Input rows:
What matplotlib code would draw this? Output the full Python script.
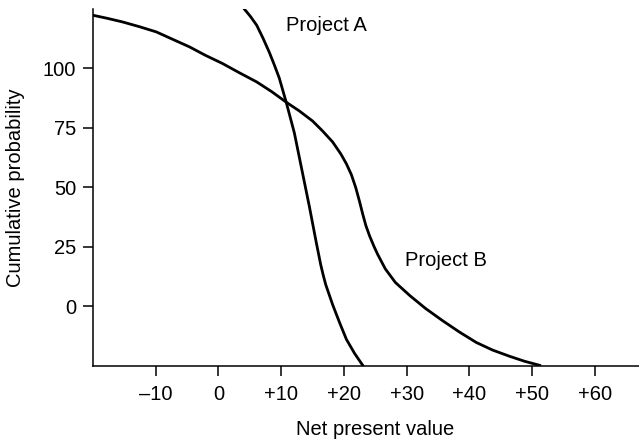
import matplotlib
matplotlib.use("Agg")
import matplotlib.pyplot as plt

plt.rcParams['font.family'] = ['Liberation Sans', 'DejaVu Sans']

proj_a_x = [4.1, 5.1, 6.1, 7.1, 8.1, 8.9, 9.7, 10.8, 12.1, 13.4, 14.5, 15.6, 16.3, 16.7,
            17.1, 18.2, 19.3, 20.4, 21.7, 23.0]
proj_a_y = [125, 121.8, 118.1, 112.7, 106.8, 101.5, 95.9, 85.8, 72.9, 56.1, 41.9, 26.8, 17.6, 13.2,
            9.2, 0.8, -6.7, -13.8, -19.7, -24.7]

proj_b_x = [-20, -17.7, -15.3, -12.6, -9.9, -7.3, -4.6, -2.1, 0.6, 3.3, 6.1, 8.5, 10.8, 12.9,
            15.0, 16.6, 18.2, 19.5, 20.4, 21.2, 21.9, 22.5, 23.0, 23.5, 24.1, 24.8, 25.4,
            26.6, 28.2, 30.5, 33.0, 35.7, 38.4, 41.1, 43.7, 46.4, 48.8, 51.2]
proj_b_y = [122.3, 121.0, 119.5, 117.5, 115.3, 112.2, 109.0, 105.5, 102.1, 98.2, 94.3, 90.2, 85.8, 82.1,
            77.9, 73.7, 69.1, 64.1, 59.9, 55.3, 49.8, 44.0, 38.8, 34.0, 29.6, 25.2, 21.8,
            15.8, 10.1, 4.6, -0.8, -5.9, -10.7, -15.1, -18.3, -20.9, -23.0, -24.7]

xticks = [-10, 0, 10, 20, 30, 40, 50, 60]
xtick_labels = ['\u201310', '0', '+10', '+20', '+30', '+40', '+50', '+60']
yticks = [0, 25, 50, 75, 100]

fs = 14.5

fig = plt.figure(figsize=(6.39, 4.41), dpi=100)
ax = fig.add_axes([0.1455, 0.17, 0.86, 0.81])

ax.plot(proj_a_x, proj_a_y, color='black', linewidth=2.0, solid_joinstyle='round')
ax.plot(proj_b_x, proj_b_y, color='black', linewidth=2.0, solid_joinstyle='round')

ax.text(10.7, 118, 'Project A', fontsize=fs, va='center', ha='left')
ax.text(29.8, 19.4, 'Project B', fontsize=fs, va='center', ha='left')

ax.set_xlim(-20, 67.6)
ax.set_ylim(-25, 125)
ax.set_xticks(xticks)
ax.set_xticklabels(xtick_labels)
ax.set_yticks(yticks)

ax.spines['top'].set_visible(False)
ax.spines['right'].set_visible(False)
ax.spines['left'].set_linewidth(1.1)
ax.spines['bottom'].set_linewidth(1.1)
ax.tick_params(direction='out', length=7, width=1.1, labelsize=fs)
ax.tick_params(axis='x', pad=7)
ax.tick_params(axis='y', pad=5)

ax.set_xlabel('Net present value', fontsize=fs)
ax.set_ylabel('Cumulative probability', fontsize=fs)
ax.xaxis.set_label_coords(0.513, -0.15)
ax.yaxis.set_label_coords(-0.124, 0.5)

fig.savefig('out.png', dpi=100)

...

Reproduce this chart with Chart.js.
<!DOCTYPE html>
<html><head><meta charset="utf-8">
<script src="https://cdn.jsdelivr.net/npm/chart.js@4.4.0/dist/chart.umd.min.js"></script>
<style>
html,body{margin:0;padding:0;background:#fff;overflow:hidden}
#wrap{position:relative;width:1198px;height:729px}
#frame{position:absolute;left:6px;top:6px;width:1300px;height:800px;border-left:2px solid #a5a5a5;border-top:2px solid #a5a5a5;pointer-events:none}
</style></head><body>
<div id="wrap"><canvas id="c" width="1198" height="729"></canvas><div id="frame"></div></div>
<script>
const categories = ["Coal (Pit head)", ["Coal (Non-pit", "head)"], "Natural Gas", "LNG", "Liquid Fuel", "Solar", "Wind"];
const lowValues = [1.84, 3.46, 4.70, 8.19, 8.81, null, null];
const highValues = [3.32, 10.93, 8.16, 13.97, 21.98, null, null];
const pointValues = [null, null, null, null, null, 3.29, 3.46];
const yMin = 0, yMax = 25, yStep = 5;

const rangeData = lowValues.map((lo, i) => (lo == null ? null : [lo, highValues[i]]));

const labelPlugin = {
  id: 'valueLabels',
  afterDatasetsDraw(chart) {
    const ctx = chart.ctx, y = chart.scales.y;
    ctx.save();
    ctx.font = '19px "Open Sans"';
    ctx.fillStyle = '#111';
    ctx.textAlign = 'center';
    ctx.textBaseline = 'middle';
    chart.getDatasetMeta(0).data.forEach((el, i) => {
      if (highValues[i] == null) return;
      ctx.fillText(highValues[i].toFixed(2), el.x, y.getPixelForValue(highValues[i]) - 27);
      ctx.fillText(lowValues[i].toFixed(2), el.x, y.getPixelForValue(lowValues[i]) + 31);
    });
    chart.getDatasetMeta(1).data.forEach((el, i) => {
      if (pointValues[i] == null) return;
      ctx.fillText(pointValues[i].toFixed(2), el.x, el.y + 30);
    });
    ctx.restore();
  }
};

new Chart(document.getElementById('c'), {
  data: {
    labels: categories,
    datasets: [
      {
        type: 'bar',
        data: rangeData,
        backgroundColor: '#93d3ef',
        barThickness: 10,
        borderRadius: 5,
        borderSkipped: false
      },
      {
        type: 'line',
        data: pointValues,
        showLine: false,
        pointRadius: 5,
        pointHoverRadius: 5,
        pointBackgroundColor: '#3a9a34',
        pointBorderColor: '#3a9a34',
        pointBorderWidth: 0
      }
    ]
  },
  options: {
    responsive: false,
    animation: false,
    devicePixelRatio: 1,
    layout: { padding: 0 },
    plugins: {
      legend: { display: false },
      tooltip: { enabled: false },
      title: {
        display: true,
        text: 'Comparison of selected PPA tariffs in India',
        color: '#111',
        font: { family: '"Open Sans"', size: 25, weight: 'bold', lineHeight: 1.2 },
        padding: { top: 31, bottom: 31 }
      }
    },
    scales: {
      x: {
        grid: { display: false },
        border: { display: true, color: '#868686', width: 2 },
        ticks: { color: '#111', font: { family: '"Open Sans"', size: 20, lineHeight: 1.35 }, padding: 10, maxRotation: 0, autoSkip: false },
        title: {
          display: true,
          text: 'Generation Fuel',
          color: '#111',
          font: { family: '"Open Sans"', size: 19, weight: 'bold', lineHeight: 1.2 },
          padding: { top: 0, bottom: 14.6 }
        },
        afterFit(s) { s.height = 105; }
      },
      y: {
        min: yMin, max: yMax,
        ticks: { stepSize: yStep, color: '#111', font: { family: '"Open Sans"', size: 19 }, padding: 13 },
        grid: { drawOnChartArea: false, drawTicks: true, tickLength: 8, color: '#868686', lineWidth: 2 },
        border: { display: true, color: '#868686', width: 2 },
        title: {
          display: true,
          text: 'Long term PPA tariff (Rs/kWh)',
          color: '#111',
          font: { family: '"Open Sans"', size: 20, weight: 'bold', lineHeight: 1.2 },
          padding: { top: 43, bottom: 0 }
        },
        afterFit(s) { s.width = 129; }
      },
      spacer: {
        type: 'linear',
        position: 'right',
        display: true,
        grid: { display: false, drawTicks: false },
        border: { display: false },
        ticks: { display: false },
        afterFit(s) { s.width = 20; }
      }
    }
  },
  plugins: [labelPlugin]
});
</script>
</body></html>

Short problem: Begin with the line containing "Reproduce this chart with Chart.js.", end with the line containing "const rangeData = lowValues.map((lo, i)", and transcribe exactly every line in that span, with nothing added.

Correct answer:
Reproduce this chart with Chart.js.
<!DOCTYPE html>
<html><head><meta charset="utf-8">
<script src="https://cdn.jsdelivr.net/npm/chart.js@4.4.0/dist/chart.umd.min.js"></script>
<style>
html,body{margin:0;padding:0;background:#fff;overflow:hidden}
#wrap{position:relative;width:1198px;height:729px}
#frame{position:absolute;left:6px;top:6px;width:1300px;height:800px;border-left:2px solid #a5a5a5;border-top:2px solid #a5a5a5;pointer-events:none}
</style></head><body>
<div id="wrap"><canvas id="c" width="1198" height="729"></canvas><div id="frame"></div></div>
<script>
const categories = ["Coal (Pit head)", ["Coal (Non-pit", "head)"], "Natural Gas", "LNG", "Liquid Fuel", "Solar", "Wind"];
const lowValues = [1.84, 3.46, 4.70, 8.19, 8.81, null, null];
const highValues = [3.32, 10.93, 8.16, 13.97, 21.98, null, null];
const pointValues = [null, null, null, null, null, 3.29, 3.46];
const yMin = 0, yMax = 25, yStep = 5;

const rangeData = lowValues.map((lo, i) => (lo == null ? null : [lo, highValues[i]]));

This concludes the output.